Dans ses films, la réalisatrice Naomi Kawase a pour habitude de dépeindre les paysages japonais, plonger ses personnages dans les forêts et mettre en avant le bruit de l'eau, du vent et des oiseaux. Elle cherche à rétablir le sentiment ancien de vénération et de crainte que l'homme avait vis-à-vis de la nature. La cinéaste explique : "Dans mes films, on peut presque dire que l'homme joue des seconds rôles, je donne à la nature le rôle principal."
Hanezu, l'esprit des montagnes a été tourné à Nara, ville où Naomi Kawase est née et où elle habite encore. Pour habituer ses acteurs, venus de Tokyo, aux paysages campagnards de Nara, la cinéaste a décidé de les faire venir un mois avant le tournage pour vivre comme des autochtones, mangeant la nourriture locale et employant le vocabulaire typique des habitants de la région.
Pour conserver le réalisme des scènes, Naomi Kawase a évité toute répétition avec les acteurs. Au moment du tournage, elle s'est limitée à une seule prise par plan, pour conserver l'authenticité du jeu des comédiens.
Pour le scénario de Hanezu, l'esprit des montagnes, Naomi Kawase s'est inspirée d'un poème de Manyoshu, le recueil de poésie le plus ancien de l'histoire du Japon. La cinéaste a été surprise de voir un homme qui, il y a 1000 ans, parlait déjà de son passé et des temps anciens. Le fait que les notions d'historicité et de mythologie puissent exister dans une période tellement lointaine a tout de suite séduit la réalisatrice.
Tous les films réalisés par Naomi Kawase sont composés par des personnages en deuil, entourés par la mémoire et l'esprit des morts. Elle impute ce choix à la tradition japonaise, dans laquelle on "laisse les (fantômes) exister dans nos vies", d'après la cinéaste.
Evoquant la catastrophe de 2011 dans la région de Fukushima, quand la ville a été victime de secousses sismiques, d'inondations et d'une fuite radioactive, Naomi Kawase se dit très inquiète par la modernité, qui aurait effacé les croyances pour que les hommes "ne se préoccupent que de développement économique".
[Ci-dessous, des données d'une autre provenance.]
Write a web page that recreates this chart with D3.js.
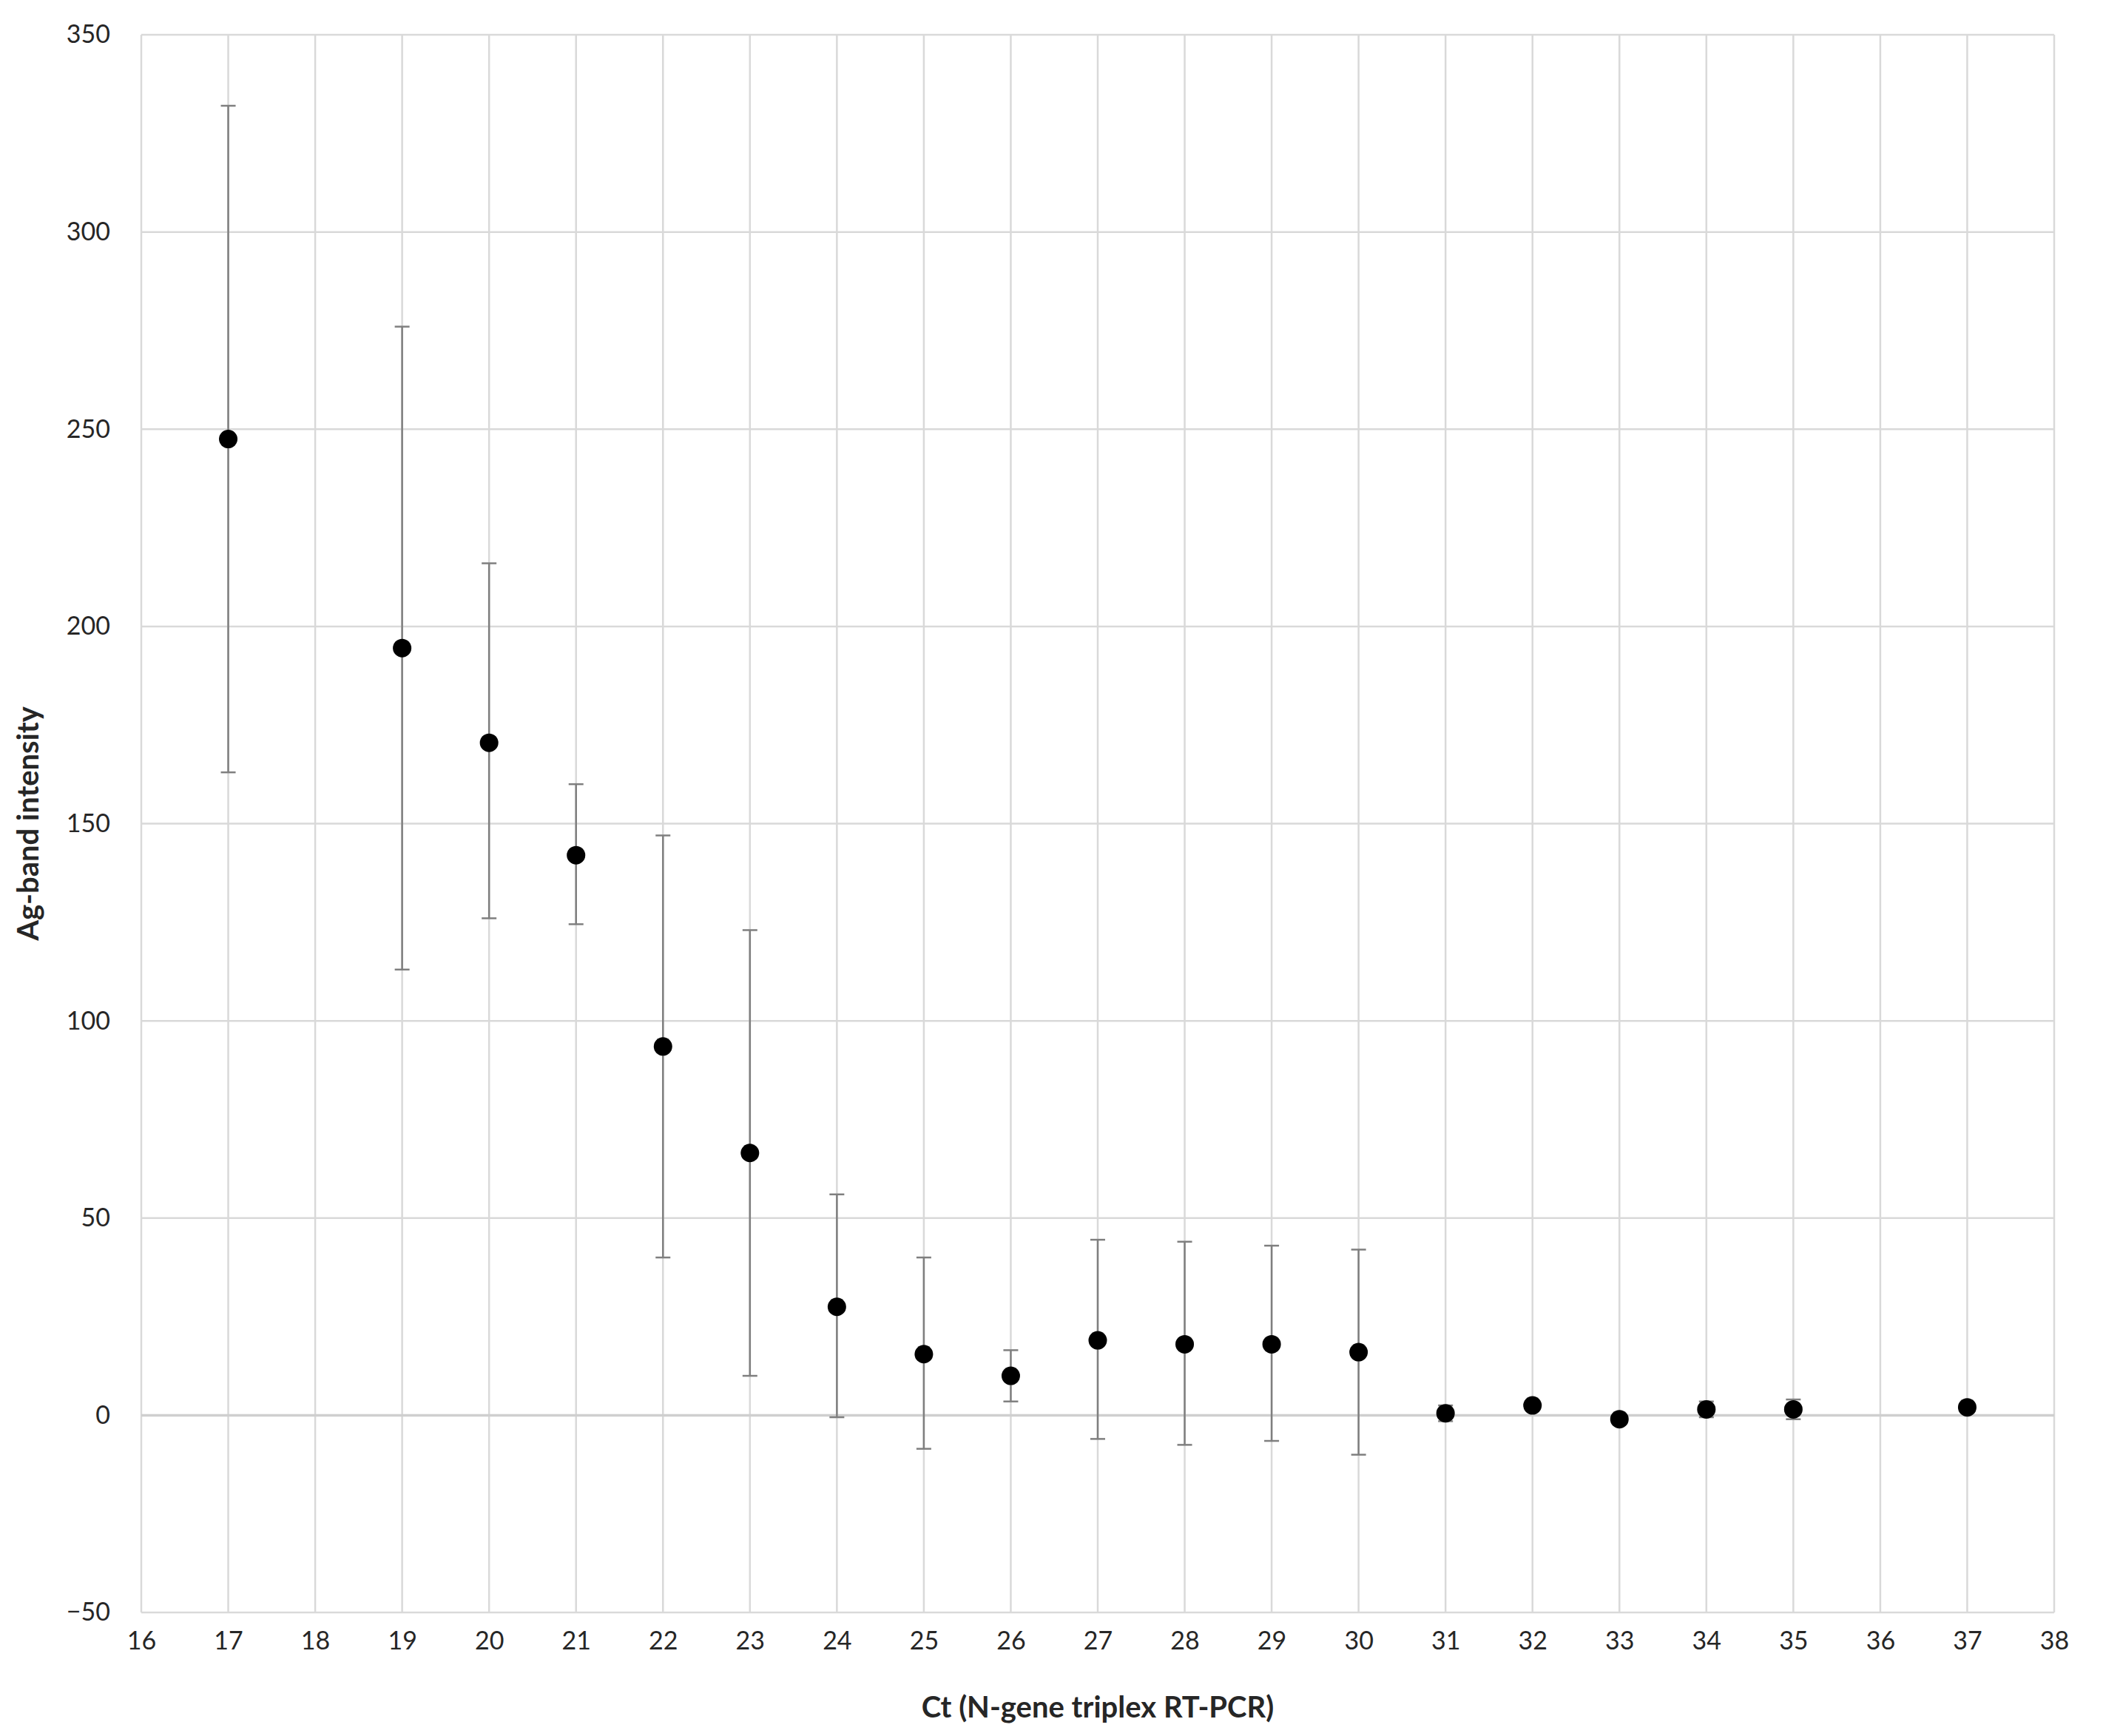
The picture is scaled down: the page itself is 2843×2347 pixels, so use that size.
<!DOCTYPE html>
<html><head><meta charset="utf-8">
<script src="https://cdn.jsdelivr.net/npm/d3@7"></script>
<style>body{margin:0;background:#fff}text{font-family:Lato,"Liberation Sans",sans-serif}</style>
</head><body>
<svg id="c" width="2843" height="2347"></svg>
<script>
const ct = [17,19,20,21,22,23,24,25,26,27,28,29,30,31,32,33,34,35,37];
const intensity = [247.5,194.5,170.5,142,93.5,66.5,27.5,15.5,10,19,18,18,16,0.5,2.5,-1,1.5,1.5,2];
const errHigh = [332,276,216,160,147,123,56,40,16.5,44.5,44,43,42,2.5,3.5,0,3.5,4,2];
const errLow = [163,113,126,124.5,40,10,-0.5,-8.5,3.5,-6,-7.5,-6.5,-10,-1.5,1.5,-2,-0.5,-1,2];
const xTicks = d3.range(16,39,1);
const yTicks = d3.range(-50,351,50);

const svg = d3.select("#c");
const L=191,R=2777,T=47,B=2180;
const x = d3.scaleLinear().domain([16,38]).range([L,R]);
const y = d3.scaleLinear().domain([-50,350]).range([B,T]);
const g = svg.append("g");
g.selectAll(".gx").data(xTicks).join("line").attr("x1",d=>x(d)).attr("x2",d=>x(d)).attr("y1",T).attr("y2",B).attr("stroke","#d9d9d9").attr("stroke-width",2.5);
g.selectAll(".gy").data(yTicks).join("line").attr("y1",d=>y(d)).attr("y2",d=>y(d)).attr("x1",L).attr("x2",R).attr("stroke",d=>d===0?"#cfcfcf":"#d9d9d9").attr("stroke-width",d=>d===0?3.5:2.5);

const xa = svg.append("g").attr("transform",`translate(0,${B})`).call(d3.axisBottom(x).tickValues(xTicks).tickSize(0).tickPadding(26));
xa.select(".domain").remove();
xa.selectAll("text").attr("font-size",34).attr("fill","#262626").attr("dy","0.71em");
const ya = svg.append("g").attr("transform",`translate(${L},0)`).call(d3.axisLeft(y).tickValues(yTicks).tickSize(0).tickPadding(42));
ya.select(".domain").remove();
ya.selectAll("text").attr("font-size",34).attr("fill","#262626");

const data = ct.map((c,i)=>({c,v:intensity[i],hi:errHigh[i],lo:errLow[i]}));
const eb = svg.append("g").attr("stroke","#7f7f7f").attr("stroke-width",2.5);
data.filter(d=>d.hi!==d.lo).forEach(d=>{
  eb.append("line").attr("x1",x(d.c)).attr("x2",x(d.c)).attr("y1",y(d.hi)).attr("y2",y(d.lo));
  [d.hi,d.lo].forEach(v=>eb.append("line").attr("x1",x(d.c)-10).attr("x2",x(d.c)+10).attr("y1",y(v)).attr("y2",y(v)));
});
svg.append("g").selectAll("circle").data(data).join("circle").attr("cx",d=>x(d.c)).attr("cy",d=>y(d.v)).attr("r",12.5).attr("fill","#000");

svg.append("text").attr("x",(L+R)/2).attr("y",2322).attr("text-anchor","middle").attr("font-size",40).attr("font-weight","bold").attr("fill","#262626").text("Ct (N-gene triplex RT-PCR)");
svg.append("text").attr("transform",`translate(52,${(T+B)/2}) rotate(-90)`).attr("text-anchor","middle").attr("font-size",40).attr("font-weight","bold").attr("fill","#262626").text("Ag-band intensity");
</script></body></html>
La réalisatrice rapproche ses films du concept japonais de MUJO, qui signifie "rien n'est certain, ni pour toujours". Elle estime que c'est à l'art et à la fiction de restituer "la contradiction entre nos désirs et la réalité", alors que la science essayerait justement de supprimer les ambiguïtés et de "créer la certitude et l'éternité".
Hanezu, l'esprit des montagnes a été sélectionné dans la Compétition Officielle du Festival de Cannes 2011, où le film a côtoyé deux autres productions portant sur la suprématie de la nature face aux hommes : The Tree of Life, de Terrence Malick, et Melancholia, réalisé par Lars von Trier.